The Mumfords’ performance was the Grammy-winning folk-rockers’ first since bassist Ted Dwane had surgery for a blood clot on his brain earlier this month.
The banjo-wielding balladeers got a warm reception, especially when they launched into “I Will Wait,’’ one of their biggest hits, for their second number.
“We came for a party,’’ said frontman Marcus Mumford.
The huge crowd obliged, though for many the high point of the thee-day festival was the Rolling Stones. Festival founder Michael Eavis declared the band’s Saturday night show “the high spot of 43 years of Glastonbury.’’
“It’s the whole razzmatazz of the occasion ― the two of us finally getting together at long last,’’ said Eavis.
The Stones, joined by ex-member Mick Taylor on guitar, played for more than two hours on the festival’s main Pyramid Stage, giving fans a clutch of hits, from opener “Jumpin’ Jack Flash’’ through to encores of “You Can’t Always Get What You Want’’ and “(I Can’t Get No) Satisfaction.’’
Organizers estimated 100,000 of the 135,000 festival ticket-holders watched the Stones, including celebrity music fans Prince Harry and Kate Moss.
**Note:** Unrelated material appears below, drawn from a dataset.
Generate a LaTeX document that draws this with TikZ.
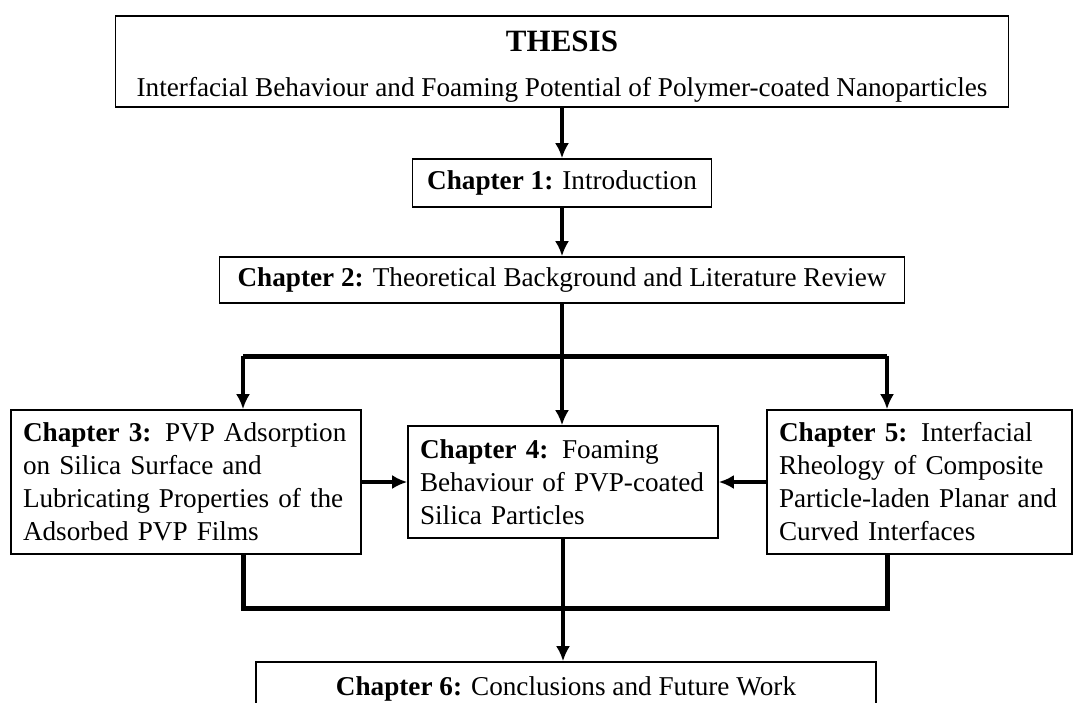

The gig was a coup for the festival, which has been trying to book the band for years, although there were grumbles from TV viewers because the band agreed to let the BBC air only an hour of its set.
If the music of the Stones, who formed in 1962, is familiar to the point of parody, many in the audience felt it retained plenty of power.
Reviewer Dorian Lynskey in The Observer newspaper noted that the band members “look like fabulous caricatures of themselves: Jagger a prancing dandy, Keith Richards a mummified pirate, Charlie Watts a dignified gentlemen’s tailor somehow tricked into drumming.’’ But he said the band’s blues-soaked rock music and relaxed virtuosity remains “extraordinary.’’
The show was another landmark for Glastonbury, the most myth-encrusted of music festivals.
Founded in 1970 as a hippie happening on Eavis’ Worthy Farm in southwest England, it long ago shed its counterculture cachet.